Math, asked by adi4245, 1 year ago

13. Prove that opposite sides of a quadrilateral
circumscribing a circle subtend supplementary
angles at the centre of the circle.​

Answers

Answered by Rahanazar
4

Answer:

Let ABCD be a quadrilateral circumscribing a circle with O such that it touches the circle at point P, Q, R, S.

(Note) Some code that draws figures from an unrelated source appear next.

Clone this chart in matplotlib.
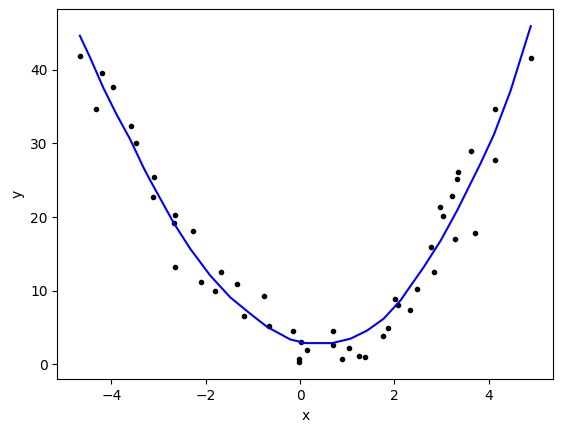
import matplotlib
matplotlib.use("Agg")
import matplotlib.pyplot as plt

# scatter data
x_pts = [-4.66, -4.32, -4.21, -3.96, -3.58, -3.47, -3.11, -3.09, -2.68, -2.66,
         -2.66, -2.28, -2.11, -1.81, -1.67, -1.33, -1.18, -0.77, -0.67, -0.16,
         -0.03, -0.03, 0.01, 0.14, 0.69, 0.69, 0.88, 1.03, 1.24, 1.37,
         1.75, 1.86, 2.01, 2.07, 2.32, 2.47, 2.78, 2.83, 2.96, 3.02,
         3.21, 3.28, 3.32, 3.34, 3.62, 3.70, 4.13, 4.13, 4.89]
y_pts = [41.9, 34.7, 39.5, 37.6, 32.3, 30.0, 22.7, 25.4, 19.2, 20.3,
         13.2, 18.1, 11.2, 10.0, 12.6, 10.9, 6.6, 9.3, 5.2, 4.6,
         0.8, 0.27, 3.1, 1.9, 4.6, 2.6, 0.7, 2.3, 1.2, 0.95,
         3.8, 4.9, 8.9, 8.1, 7.4, 10.3, 15.9, 12.6, 21.4, 20.1,
         22.8, 17.0, 25.1, 26.1, 28.9, 17.8, 27.7, 34.6, 41.6]

# fitted curve
x_fit = [-4.67, -4.45, -4.17, -3.89, -3.60, -3.32, -3.18, -2.68, -2.33, -1.91,
         -1.48, -1.06, -0.70, -0.21, 0.11, 0.68, 1.07, 1.42, 1.77, 2.13,
         2.27, 2.62, 2.98, 3.33, 3.61, 3.82, 4.11, 4.46, 4.89]
y_fit = [44.6, 41.6, 37.5, 33.9, 30.5, 26.7, 25.0, 19.2, 15.7, 12.1,
         9.1, 6.9, 5.1, 3.4, 2.9, 2.9, 3.5, 4.6, 6.2, 8.7,
         10.0, 13.2, 16.8, 20.9, 24.5, 27.2, 31.2, 37.1, 45.9]

fig = plt.figure(figsize=(5.63, 4.32), dpi=100)
ax = fig.add_axes([57.3 / 563, 52.7 / 432, 496 / 563, 370 / 432])
ax.plot(x_pts, y_pts, 'k.')
ax.plot(x_fit, y_fit, 'b-')
ax.set_xlabel('x')
ax.set_ylabel('y')
fig.savefig('out.png', dpi=100)
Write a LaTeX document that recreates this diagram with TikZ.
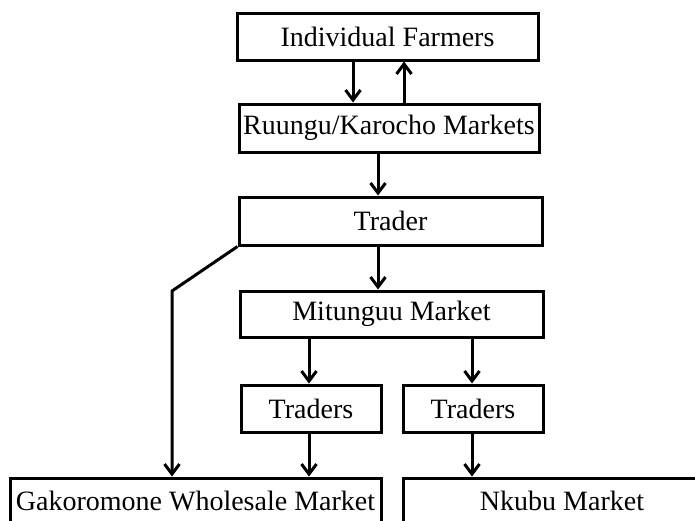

Join the vertices of the quadrilateral ABCD to the center of the circle.

In ΔOAP and ΔOAS,

AP = AS (Tangents from the same point)

OP = OS (Radii of the circle)

OA = OA (Common side)

ΔOAP ≅ ΔOAS (SSS congruence condition)

∴ ∠POA = ∠AOS

⇒∠1 = ∠8

Similarly we get,

∠2 = ∠3

∠4 = ∠5

∠6 = ∠7

Adding all these angles,

∠1 + ∠2 + ∠3 + ∠4 + ∠5 + ∠6 + ∠7 +∠8 = 360º

⇒ (∠1 + ∠8) + (∠2 + ∠3) + (∠4 + ∠5) + (∠6 + ∠7) = 360º

⇒ 2 ∠1 + 2 ∠2 + 2 ∠5 + 2 ∠6 = 360º

⇒ 2(∠1 + ∠2) + 2(∠5 + ∠6) = 360º

⇒ (∠1 + ∠2) + (∠5 + ∠6) = 180º

⇒ ∠AOB + ∠COD = 180º

Similarly, we can prove that ∠ BOC + ∠ DOA = 180º

Hence, opposite sides of a quadrilateral circumscribing a circle subtend supplementary angles at the centre of the circle.

Answered by DeviIKing
2

Hey Mate :D

Your Answer :---

Let ABCD be a quadrilateral circumscribing a circle centered at O such that it touches the circle at point P, Q, R, S.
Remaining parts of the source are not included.